Hundreds of Union soldiers scrambled and stumbled down the steep bluff. So many boarded a flatboat that it foundered. Soon all three skiffs had sunk. Rebels stood atop the bluff and fired at the men below. It was, the rebels would say later, like a “turkey shoot.” Whom the bullets didn’t kill, the water did. Dozens of men drowned burdened by wool uniforms, boots and heavy weapons.
No one could claim the Federals lacked courage however a case could be made for incompetent leadership. Ball’s Bluff inspired Congress to create the Joint Committee on the Conduct of the War. It’s first victim was Gen. Charles P. Stone, accused unjustly and irrationally of treason and thrown without formal charges into a prison cell in New York harbor. Stone was eventually released and returned to the Union cause, but his reputation never fully recovered from the Ball’s Bluff calamity.

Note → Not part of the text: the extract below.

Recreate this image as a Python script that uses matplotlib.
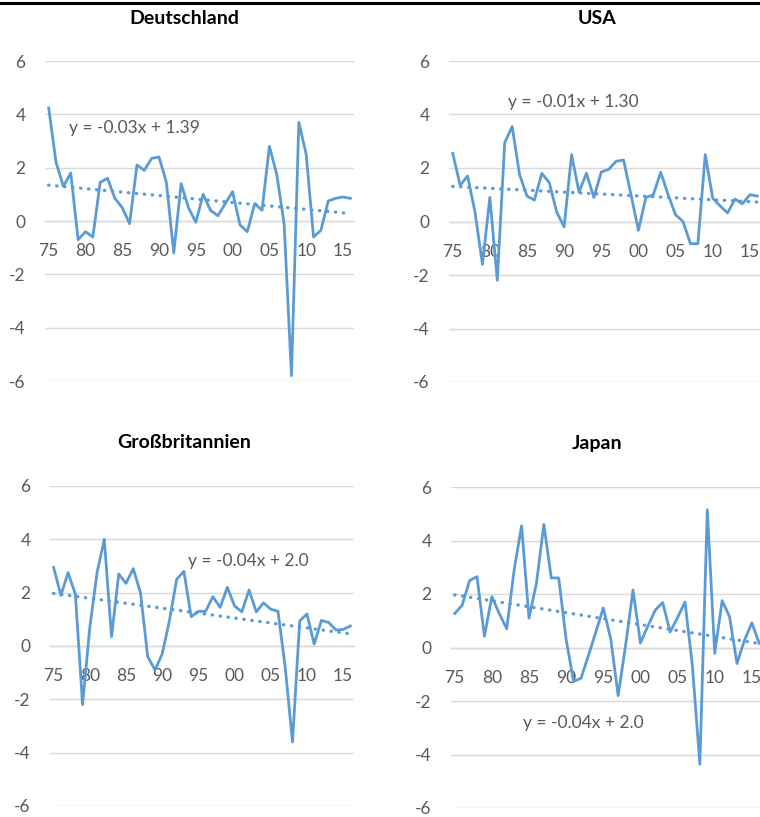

The Battle of Ball’s Bluff taught the Union an important lesson about the importance of military principles, of logistics, of avenues of retreat. Coming after the Union defeat in Manassas, Ball’s Bluff foreshadowed what history has taught us–the suppression of the Confederacy would be a long and bloody endeavor. Anyone in Washington who remained unclear about the challenge facing the Union needed merely to visit the banks of the Potomac where the bodies of Union soldiers were washing up as far down river as Mount Vernon.
This modern image of the Potomac River below Ball’s Bluff National Cemetery is serene now compared to the day she swallowed so many Union soldiers in 1861.
I’m curious how many readers have heard of this tragic encounter at Ball’s Bluff before reading today’s post.